Let me summarize my understanding at this point:
- The idea here is that you would like to create a “coding” chatbot that would have expertise in TW wikitext?
- you believe that you would not need too much additional training data because you know that most modern models already have extensive training in html, markdown, and wikitext.
- You believe additional training is superior to just taking a model and giving it reference material because you’re trying to prioritize models that have a more limited “context window” (I assume so they are more accessible to a wider audience).
- To the same end, you are looking at models that are smaller and opensource.
Per our conversation on the inclusion of javascript, I think we are having some language difficulties that led to my misunderstanding, so I will outline for clarity, in case others want to casually follow –
by this I took you to mean “context” in an operational sense, which is to say, “the context window.” This made little sense to me because training data does not constitute “context.” Upon reflection, I take you to be using a more colloquial version of the word “context,” as in, whether a model has training in JS or not.
Along a similar line, my understanding led me to understand you to be using the word “see” here in terms of a context-window. You can understand why this too was confusing to me: a model that was trained on javascript would not need to “see” the entire widget class in the context window to generate code.

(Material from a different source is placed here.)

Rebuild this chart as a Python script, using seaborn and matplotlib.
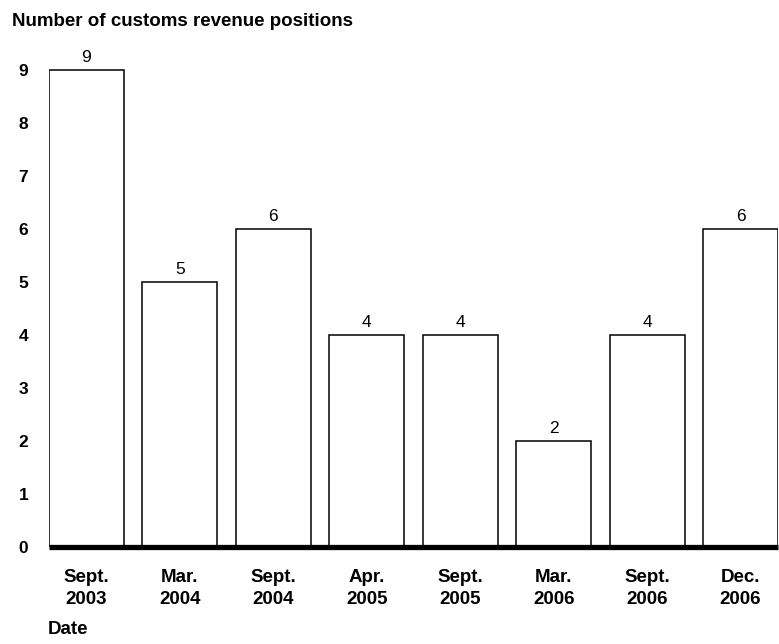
import matplotlib
matplotlib.use("Agg")
import matplotlib.pyplot as plt
import seaborn as sns
import pandas as pd

categories = ["Sept.\n2003", "Mar.\n2004", "Sept.\n2004", "Apr.\n2005",
              "Sept.\n2005", "Mar.\n2006", "Sept.\n2006", "Dec.\n2006"]
values = [9, 5, 6, 4, 4, 2, 4, 6]
y_ticks = list(range(0, 10))

sns.set_style("white")
plt.rcParams['font.family'] = ['Liberation Sans', 'DejaVu Sans']
plt.rcParams['text.color'] = 'black'
plt.rcParams['xtick.color'] = 'black'
plt.rcParams['ytick.color'] = 'black'

df = pd.DataFrame({"date": categories, "positions": values})

fig = plt.figure(figsize=(7.79, 6.44), dpi=100)
ax = fig.add_axes([49/779, 97/644, 729/779, (547-38)/644])

sns.barplot(data=df, x="date", y="positions", color="white", edgecolor="black",
            linewidth=1.1, width=0.8, saturation=1, ax=ax)

for i, v in enumerate(values):
    ax.annotate(str(v), (i, v), xytext=(0, 3.5), textcoords="offset points",
                ha="center", va="bottom", fontsize=12.5, color="black")

ax.set_xlim(-0.4, len(values) - 0.6)
ax.set_ylim(0, 9.6)
ax.set_yticks(y_ticks)
ax.set_yticklabels([str(t) for t in y_ticks], fontsize=12.5, fontweight="bold")
ax.set_xticks(range(len(categories)))
ax.set_xticklabels(categories, fontsize=13.5, fontweight="bold", linespacing=1.4)
ax.tick_params(axis="x", length=0, pad=15.5)
ax.tick_params(axis="y", length=0, pad=15)
ax.set_xlabel("")
ax.set_ylabel("")
for s in ["left", "right", "top"]:
    ax.spines[s].set_visible(False)
ax.spines["bottom"].set_linewidth(3.8)
ax.spines["bottom"].set_color("black")
ax.spines["bottom"].set_capstyle("butt")

fig.text(12/779, 1 - 21/644, "Number of customs revenue positions", fontsize=13.5,
         fontweight="bold", ha="left", va="center")
fig.text(48/779, 1 - 629/644, "Date", fontsize=13.5, fontweight="bold",
         ha="left", va="center")

fig.savefig("out.png", dpi=100, facecolor="white")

Since training knowledge is static and does not shift around like context does, I assume you are instead using “see” to mean something like “If the LLM does not have sufficient training in the javascript widget class it is more likely to hallucinate, because Javascript is so much more complex than wikitext”
This may be, I think javascript certainly presents more opportunities for hallucinations (instances where an LLM generates plausible-sounding but incorrect information) to occur – this is where “context” really becomes relevant to this discussion, to my eye: if a user is asking for a huge output, the model has many more opportunities to lose context and for things to go off-rails. Writing a widget often does take much more space than generating a table or something like that. However, this is different from the model’s fundamental understanding of JavaScript or any other programming language - it’s more about the challenge of maintaining accuracy over extended generations.
That said, however, I do think if you wanted a model to not even make an attempt at javascript, one would need to explicitly forbid it in the system instructions – because
-
these models do not work by ‘learning’ this language or that language in isolation - rather, they learn statistical patterns across all text they’ve been trained on, allowing them to generate appropriate responses based on probability distributions, whether that’s in JavaScript, wikitext, or natural language, and
-
Most modern LLMs already have extensive exposure to javascript from their training, so these capabilities are built-in.